Eramuslim.com – Sejak diturunkan oleh Allah Swt sebagai petunjuk dan rahmat bagi alam, Al-Qur’an telah ditentang kebenarannya oleh kaum kuffar dan musyrikin Quraisy Makah. Mereka tidak hanya mencaci wahyu Allah itu, tapi juga menudingnya sebagai cerita-cerita kuno atau asathir al-awwalin (QS. Al-Qalam: 15). Mereka juga menuduh Al-Qur’an adalah bikinan Nabi Saw.
Ketika Nabi Muhammad Saw dan para sahabatnya hijrah ke Madinah, cercaan terhadap Al-Qur’an juga terus berlanjut. Orang-orang kafir, kelompok Kristen, dan Yahudi seia-sekata menolak dan meragukan kebenaran ayat-ayat-Nya (QS Al-Baqarah: 23). Hal ini dapat dimaklumi, karena di antara tujuan kedatangan Al-Qur’an adalah merevisi dan meluruskan penyimpangan akidah dan pandangan hidup mereka.

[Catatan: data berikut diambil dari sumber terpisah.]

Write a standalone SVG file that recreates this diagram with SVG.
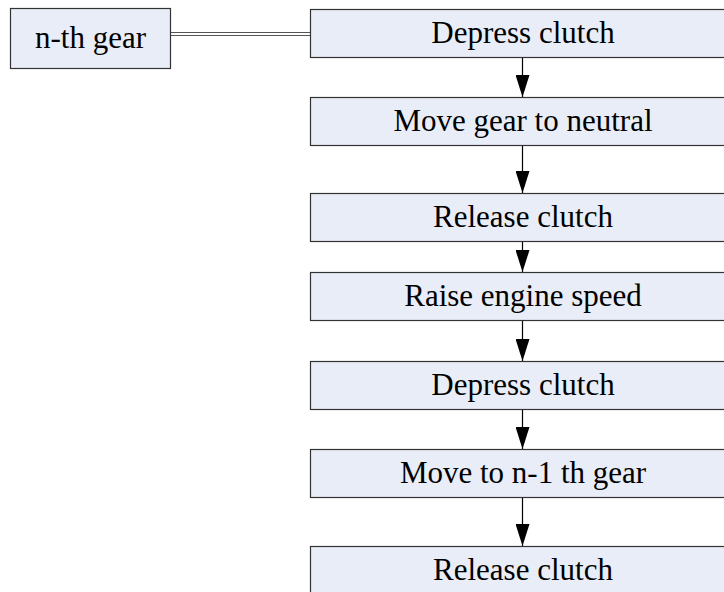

Penentangan dan penolakan rupanya berlanjut terus pasca wafatnya Rasulullah Saw. Adalah Leo III, Kaisar Bizantium (717-741) yang berkata: “Mengenai kepunyaanmu (Al-Qur’an), kamu telah memberikan contoh-contoh yang salah, dan orang tahu, di antaranya, bahwa al-Hajjaj, kamu menyebutnya sebagai Gubernur Persia, menyuruh orang-orang untuk menghimpun buku-buku kuno, yang ia ganti dengan yang lain yang dikarangnya sendiri, menurut seleranya, dan yang ia propagandakan di mana-mana dalam bangsamu. ” (Adnin Armas, Metodologi Bibel dalam Studi Al-Qur’an, 2004)
Kalimat itu disampaikan Leo III sebagai jawaban atas surat yang dikirim khalifah ‘Umar bin Abdul ‘Aziz. Dalam surat balasan Leo III itu menunjukkan ia menuduh Al-Qur’an sebagai kitab yang dikarang sendiri oleh manusia sebagaimana kitab Injil.

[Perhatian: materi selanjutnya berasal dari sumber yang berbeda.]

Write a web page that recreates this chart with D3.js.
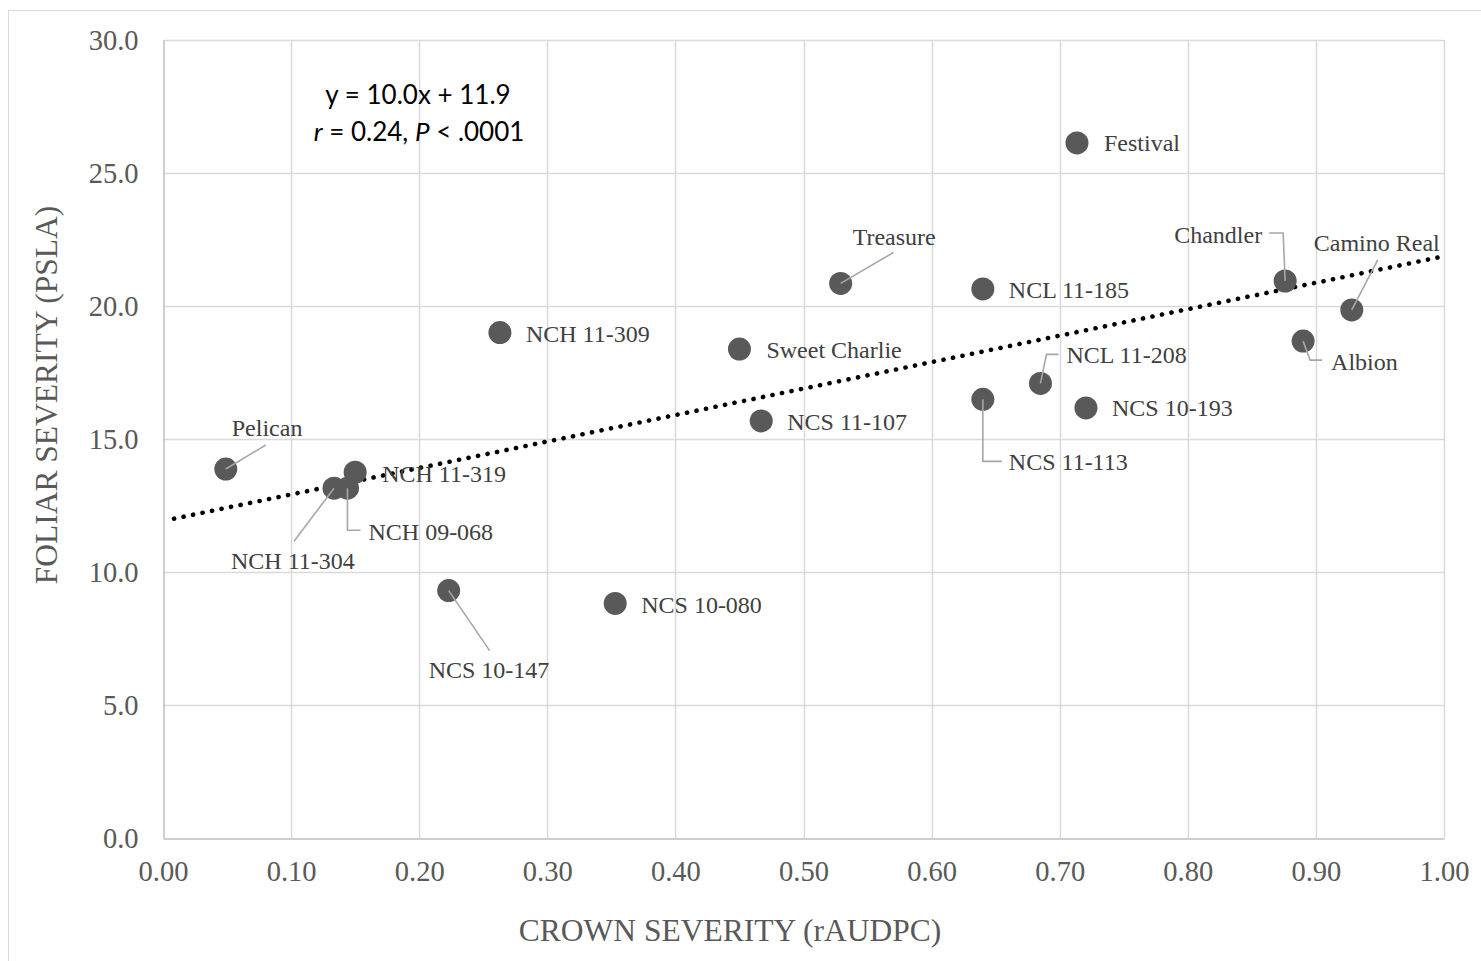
<!DOCTYPE html>
<html>
<head>
<meta charset="utf-8">
<script src="https://cdn.jsdelivr.net/npm/d3@7"></script>
<style>
  html, body { margin: 0; padding: 0; background: #fff; }
  svg { display: block; }
</style>
</head>
<body>
<svg id="chart" width="1481" height="961"></svg>
<script>
// ---- data ----
const cultivars = ["Pelican", "NCH 11-304", "NCH 09-068", "NCH 11-319", "NCS 10-147", "NCH 11-309",
  "NCS 10-080", "Sweet Charlie", "NCS 11-107", "Treasure", "NCL 11-185", "NCS 11-113",
  "NCL 11-208", "Festival", "NCS 10-193", "Chandler", "Albion", "Camino Real"];
const crownSeverity = [0.049, 0.1335, 0.144, 0.150, 0.223, 0.263,
  0.353, 0.450, 0.467, 0.529, 0.640, 0.640,
  0.685, 0.7135, 0.7205, 0.876, 0.890, 0.928];
const foliarSeverity = [13.87, 13.15, 13.15, 13.75, 9.30, 19.0,
  8.82, 18.38, 15.68, 20.85, 20.64, 16.49,
  17.09, 26.13, 16.17, 20.94, 18.68, 19.85];
const xTicks = [0, 0.1, 0.2, 0.3, 0.4, 0.5, 0.6, 0.7, 0.8, 0.9, 1.0];
const yTicks = [0, 5, 10, 15, 20, 25, 30];
const trendSlope = 9.95, trendIntercept = 11.92;
const trendRange = [0.0086, 1.0];
const equationLines = ["y = 10.0x + 11.9", "r = 0.24, P < .0001"];

// ---- label layout (pixel offsets from each dot) ----
const labelLayout = {
  "Pelican":      {dx: 6,   dy: -41, anchor: "start", leader: [[0,0],[40,-24]]},
  "NCH 11-304":   {dx: -103,dy: 72,  anchor: "start", leader: [[0,0],[-40,53]]},
  "NCH 09-068":   {dx: 21,  dy: 43,  anchor: "start", leader: [[0,0],[0,42],[13,42]]},
  "NCH 11-319":   {dx: 27,  dy: 1,   anchor: "start"},
  "NCS 10-147":   {dx: -20, dy: 79,  anchor: "start", leader: [[0,0],[41,60]]},
  "NCH 11-309":   {dx: 26,  dy: 1,   anchor: "start"},
  "NCS 10-080":   {dx: 26,  dy: 1,   anchor: "start"},
  "Sweet Charlie":{dx: 27,  dy: 1,   anchor: "start"},
  "NCS 11-107":   {dx: 26,  dy: 1,   anchor: "start"},
  "Treasure":     {dx: 12,  dy: -47, anchor: "start", leader: [[0,0],[53,-31]]},
  "NCL 11-185":   {dx: 26,  dy: 1,   anchor: "start"},
  "NCS 11-113":   {dx: 26,  dy: 62,  anchor: "start", leader: [[0,0],[0,62],[19,62]]},
  "NCL 11-208":   {dx: 26,  dy: -29, anchor: "start", leader: [[0,0],[6,-29],[18,-29]]},
  "Festival":     {dx: 27,  dy: 0,   anchor: "start"},
  "NCS 10-193":   {dx: 26,  dy: 0,   anchor: "start"},
  "Chandler":     {dx: -23, dy: -46, anchor: "end",   leader: [[0,0],[-2,-48],[-16,-48]]},
  "Albion":       {dx: 28,  dy: 20,  anchor: "start", leader: [[0,0],[7,19],[19,19]]},
  "Camino Real":  {dx: -38, dy: -67, anchor: "start", leader: [[0,0],[26,-50]]}
};

(function draw() {
const svg = d3.select("#chart");
const mLeft = 163, mRight = 1444, mTop = 40, mBottom = 838;
const serif = "'Liberation Serif', 'Times New Roman', serif";

// outer frame
svg.append("rect").attr("x", 8.5).attr("y", 10.5).attr("width", 1500).attr("height", 1000)
  .attr("fill", "#fff").attr("stroke", "#d9d9d9").attr("stroke-width", 1);

const x = d3.scaleLinear().domain([0, 1]).range([mLeft, mRight]);
const y = d3.scaleLinear().domain([0, 30]).range([mBottom, mTop]);

// gridlines
const grid = svg.append("g");
grid.selectAll("line.v").data(xTicks.slice(1)).join("line")
  .attr("x1", d => Math.round(x(d)) + 0.5).attr("x2", d => Math.round(x(d)) + 0.5)
  .attr("y1", mTop).attr("y2", mBottom)
  .attr("stroke", "#d9d9d9").attr("stroke-width", 1.5);
grid.selectAll("line.h").data(yTicks.slice(1)).join("line")
  .attr("y1", d => Math.round(y(d)) + 0.5).attr("y2", d => Math.round(y(d)) + 0.5)
  .attr("x1", mLeft).attr("x2", mRight)
  .attr("stroke", "#d9d9d9").attr("stroke-width", 1.5);

// axes
const xAxis = d3.axisBottom(x).tickValues(xTicks).tickFormat(d3.format(".2f")).tickSize(0).tickPadding(22);
const yAxis = d3.axisLeft(y).tickValues(yTicks).tickFormat(d3.format(".1f")).tickSize(0).tickPadding(25);
const gx = svg.append("g").attr("transform", `translate(0,${mBottom + 0.5})`).call(xAxis);
const gy = svg.append("g").attr("transform", `translate(${mLeft + 0.5},0)`).call(yAxis);
[gx, gy].forEach(g => {
  g.select(".domain").attr("stroke", "#bfbfbf").attr("stroke-width", 1.5);
  g.selectAll("text").attr("font-family", serif)
    .attr("font-size", 28.5).attr("fill", "#595959");
});

// axis titles
svg.append("text").attr("x", 730).attr("y", 941).attr("text-anchor", "middle")
  .attr("font-family", serif).attr("font-size", 31.5)
  .attr("fill", "#595959").text("CROWN SEVERITY (rAUDPC)");
svg.append("text").attr("transform", "translate(57,395) rotate(-90)").attr("text-anchor", "middle")
  .attr("font-family", serif).attr("font-size", 31.5)
  .attr("fill", "#595959").text("FOLIAR SEVERITY (PSLA)");

// trendline
svg.append("line")
  .attr("x1", x(trendRange[0])).attr("y1", y(trendSlope * trendRange[0] + trendIntercept))
  .attr("x2", x(trendRange[1])).attr("y2", y(trendSlope * trendRange[1] + trendIntercept))
  .attr("stroke", "#000").attr("stroke-width", 4.6).attr("stroke-linecap", "round")
  .attr("stroke-dasharray", "0.1 9.6");

// data
const pts = cultivars.map((c, i) => ({name: c, cx: x(crownSeverity[i]), cy: y(foliarSeverity[i])}));

// dots
svg.append("g").selectAll("circle").data(pts).join("circle")
  .attr("cx", p => p.cx).attr("cy", p => p.cy).attr("r", 11.5)
  .attr("fill", "#595959");

// leaders (start at dot centres)
svg.append("g").selectAll("polyline").data(pts.filter(p => labelLayout[p.name].leader)).join("polyline")
  .attr("points", p => labelLayout[p.name].leader.map(([a, b]) => `${p.cx + a},${p.cy + b}`).join(" "))
  .attr("fill", "none").attr("stroke", "#a6a6a6").attr("stroke-width", 1.6);

// labels
svg.append("g").selectAll("text").data(pts).join("text")
  .attr("x", p => p.cx + labelLayout[p.name].dx)
  .attr("y", p => p.cy + labelLayout[p.name].dy)
  .attr("dy", "0.35em")
  .attr("text-anchor", p => labelLayout[p.name].anchor)
  .attr("font-family", serif).attr("font-size", 24)
  .attr("fill", "#404040").text(p => p.name);

// equation
svg.append("text").attr("x", 418).attr("y", 104).attr("text-anchor", "middle")
  .attr("font-family", "Lato, 'Open Sans', sans-serif").attr("font-size", 26).attr("fill", "#000")
  .text(equationLines[0]);
const eq2 = svg.append("text").attr("x", 419).attr("y", 141).attr("text-anchor", "middle")
  .attr("font-family", "Lato, 'Open Sans', sans-serif").attr("font-size", 26).attr("fill", "#000");
equationLines[1].split(/(r|P)/).filter(s => s.length).forEach(s => {
  const t = eq2.append("tspan").text(s);
  if (s === "r" || s === "P") t.attr("font-style", "italic");
});
})();
</script>
</body>
</html>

Banyak ahli sejarah dan perbandingan agama menyebutkan, Injil ditulis dan disusun bukan pada Nabi Isa ‘alaihi al-salam (as), tapi ia dikerjakan setelah 200 tahun nabi Isa wafat. Itupun dengan berbagai versi dari para pendeta Kristen. Ada yang menyebut 65 sampai 73 penulis, tapi yang disepakati hanya empat, yakni, tulisan Matius Dia adalah salah satu kelompok Hawariyyun.